TL;DR
Spot Bitcoin ETFs in the United States recorded $104.9 million in net outflows in the first trading session of the week, extending a cooling trend in ETF activity. Trading volumes fell sharply to just over $3 billion, a steep decline from the $14.7 billion peak seen on Feb. 5. The slowdown arrived as new fourth-quarter 2025 filings revealed which institutions were adjusting their Bitcoin ETF exposure, offering a clearer picture of shifting sentiment among major market participants.
Fresh disclosures showed Jane Street emerging as the second-largest buyer of BlackRock’s IBIT in Q4, accumulating $276 million. Yet the most striking development came from Laurore. This obscure Hong Kong-based firm purchased $436.2 million of IBIT in a single transaction. The company has no public presence, and its filer, Zhang Hui, shares a common Chinese name, adding to the intrigue surrounding the purchase.
Bitwise advisor Jeff Park suggested Laurore’s move could signal early institutional Chinese capital entering Bitcoin. He noted the lack of public information about the firm and raised the possibility of capital flight motivations. Others questioned why a buyer seeking Bitcoin exposure would choose an ETF instead of direct acquisition, highlighting the uncertainty around Laurore’s strategy and intentions.

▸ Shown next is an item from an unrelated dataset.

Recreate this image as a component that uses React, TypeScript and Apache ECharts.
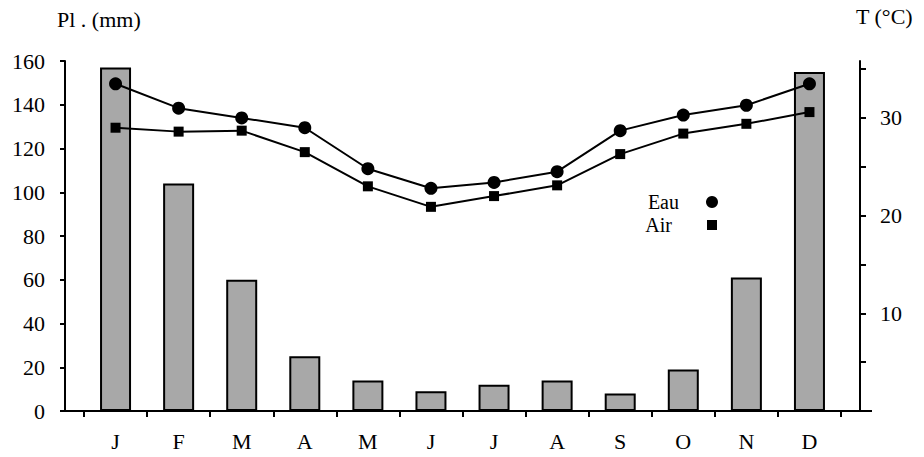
import React, { useEffect, useRef } from "react";
import * as echarts from "echarts";

const months = ["J", "F", "M", "A", "M", "J", "J", "A", "S", "O", "N", "D"];
const rainfall = [157, 104, 60, 25, 14, 9, 12, 14, 8, 19, 61, 155];
const waterTemp = [33.5, 31.0, 30.0, 29.0, 24.8, 22.8, 23.4, 24.5, 28.7, 30.3, 31.3, 33.5];
const airTemp = [29.0, 28.6, 28.7, 26.5, 23.0, 20.9, 22.0, 23.1, 26.3, 28.4, 29.4, 30.6];
const rightTickLabels = [10, 20, 30];

const FONT = "'Liberation Serif', 'Times New Roman', serif";

export default function App() {
  const ref = useRef<HTMLDivElement>(null);

  useEffect(() => {
    if (!ref.current) return;
    const chart = echarts.init(ref.current, null, { renderer: "svg" });
    const axisLine = { show: true, lineStyle: { color: "#000", width: 2 } };
    const titleStyle = { fontFamily: FONT, fontSize: 22, fontWeight: "normal", color: "#000" };
    chart.setOption({
      animation: false,
      backgroundColor: "#fff",
      textStyle: { fontFamily: FONT },
      title: [
        { text: "Pl . (mm)", left: 52, top: 3, textStyle: titleStyle },
        { text: "T (°C)", left: 851, top: 0, textStyle: titleStyle },
      ],
      grid: { left: 84, right: 83, top: 61, bottom: 46 },
      legend: [
        {
          data: [{ name: "Eau", icon: "circle" }],
          orient: "vertical",
          align: "right",
          right: 201,
          top: 187,
          itemWidth: 12,
          itemHeight: 12,
          selectedMode: false,
          textStyle: { fontFamily: FONT, fontSize: 20, color: "#000", padding: [0, 22, 0, 0] },
        },
        {
          data: [{ name: "Air", icon: "rect" }],
          orient: "vertical",
          align: "right",
          right: 202,
          top: 210,
          itemWidth: 10,
          itemHeight: 10,
          selectedMode: false,
          textStyle: { fontFamily: FONT, fontSize: 20, color: "#000", padding: [0, 30, 0, 0] },
        },
      ],
      xAxis: {
        type: "category",
        data: months,
        axisLine,
        axisTick: { show: true, length: 6, lineStyle: { color: "#000", width: 2 } },
        axisLabel: { color: "#000", fontSize: 22, fontFamily: FONT, margin: 19 },
        splitLine: { show: false },
      },
      yAxis: [
        {
          type: "value",
          min: 0,
          max: 160,
          interval: 20,
          offset: 19,
          axisLine,
          axisTick: { show: true, length: 5, lineStyle: { color: "#000", width: 2 } },
          axisLabel: { color: "#000", fontSize: 22, fontFamily: FONT, margin: 20 },
          splitLine: { show: false },
        },
        {
          type: "value",
          position: "right",
          min: 0,
          max: 35.83,
          interval: 5,
          offset: 19,
          axisLine,
          axisTick: { show: true, length: 6, lineStyle: { color: "#000", width: 2 } },
          axisLabel: {
            color: "#000",
            fontSize: 22,
            fontFamily: FONT,
            margin: 20,
            showMaxLabel: false,
            formatter: (v: number) => (rightTickLabels.includes(v) ? String(v) : ""),
          },
          splitLine: { show: false },
        },
      ],
      graphic: [
        {
          type: "line",
          shape: { x1: 63, y1: 411, x2: 85, y2: 411 },
          style: { stroke: "#000", lineWidth: 2 },
        },
        {
          type: "line",
          shape: { x1: 840, y1: 411, x2: 872, y2: 411 },
          style: { stroke: "#000", lineWidth: 2 },
        },
      ],
      series: [
        {
          name: "Pluie",
          type: "bar",
          data: rainfall,
          barWidth: 31,
          yAxisIndex: 0,
          itemStyle: { color: "#a8a8a8", borderColor: "#000", borderWidth: 2 },
        },
        {
          name: "Eau",
          type: "line",
          data: waterTemp,
          yAxisIndex: 1,
          symbol: "circle",
          symbolSize: 13,
          lineStyle: { color: "#000", width: 2 },
          itemStyle: { color: "#000" },
        },
        {
          name: "Air",
          type: "line",
          data: airTemp,
          yAxisIndex: 1,
          symbol: "rect",
          symbolSize: 10,
          lineStyle: { color: "#000", width: 2 },
          itemStyle: { color: "#000" },
        },
      ],
    });
    return () => chart.dispose();
  }, []);

  return (
    <div
      ref={ref}
      style={{ position: "absolute", left: 0, top: 0, width: 924, height: 457 }}
    />
  );
}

Several institutions increased their IBIT holdings during Q4. Weiss Asset Management added roughly 2.8 million shares valued at $107.5 million, while 59 North Capital boosted its position by 2.6 million shares worth $99.8 million. Abu Dhabi’s Mubadala Investment expanded its stake by 45%, rising to 12.7 million shares valued at $630.7 million. These moves contrasted with the broader Bitcoin ETF outflow trend and underscored continued institutional interest in Bitcoin exposure.
Not all firms increased their positions. Brevan Howard cut its IBIT holdings by about 85%, dropping from 37 million shares to 5.5 million. Goldman Sachs also reduced its exposure by roughly 40%, leaving around $1 billion in assets. These reductions highlighted diverging institutional views during a period of declining Bitcoin ETF activity.